Nel 1994 un medico genovese denunciò don Riccardo Seppia perché il sacerdote aveva preso a tempestare di telefonate i suoi figli, due femmine di 10 e 13 anni, e un maschio di 15 anni. Se la cornetta l’alzava lui, si sentivano solo respiri, ma se toccava ai piccoli, allora il maniaco parlava. “Con loro perdeva ogni freno e pronunciava frasi blasfeme, pornografiche. Non riusciva a fermarsi e ogni volta sconvolgeva i ragazzi”.
La vicenda era stata riportata alcuni giorni fa dal quotidiano genovese ‘Il Secolo XIX‘. Inizialmente la denuncia del medico fu contro ignoti. Le successive indagini chiarirono che le telefonate arrivavano dalla parrocchia di San Pietro di Quinto, frequentata dai figli del medico. Don Seppia allora era curato proprio a San Pietro di Quinto e fu trasferito. Le telefonate cessarono, don Seppia divenne parroco a Calvarezza, Pareto e Frassinello in Valbrevenna. Ora il facente funzione procuratore capo di Genova, Vincenzo Scolastico, ha spiegato: “Stiamo cercando negli archivi, per trovare quel fascicolo, e valutarlo con grande attenzione per stabilire se eventualmente sia necessaria una nuova attività d’indagine anche in quell’ambito”.

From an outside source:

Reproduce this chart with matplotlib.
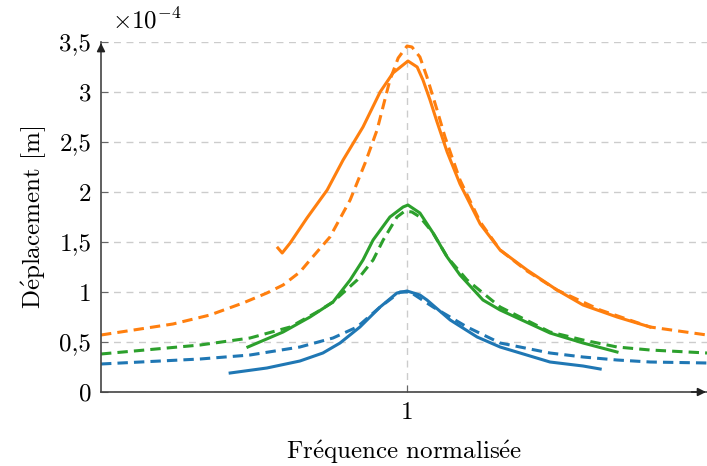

Il caso del papà di Quinto non è l’unico guaio che emerge dal passato di don Seppia. Il 19 maggio la Procura aveva ascoltato anche don Piercarlo Casassa, il primo parroco che ha avuto Riccardo Seppia come vice. Aveva ribadito quanto già dichiarato in esclusiva al Secolo XIX: «Non era adatto al sacerdozio, usciva tutte le notti, tornava tardi, e si svegliava alle due del pomeriggio. Lo avevo comunicato più volte alla Curia, ma i miei appelli sono caduti nel vuoto». Inoltre ben tre cardinali e tre vescovi che avevano disposto indagini informali, non avevano però dato molta importanza alla cosa (Leggi l’articolo).
Infatti, già ai tempi del Cardinal Tettamanzi la curia era a conoscenza del fatto che nella canonica del Santo Spirito si svolgevano feste hard omosessuali. Poi la pratica su quella chiesa era passata al successore di Tettamanzi e le voci erano arrivate fino al vescovo di Albenga (Seppia aveva vissuto qualche mese a Giustenice, un comune della provincia di Savona) che lo aveva persino convocato e “assolto”.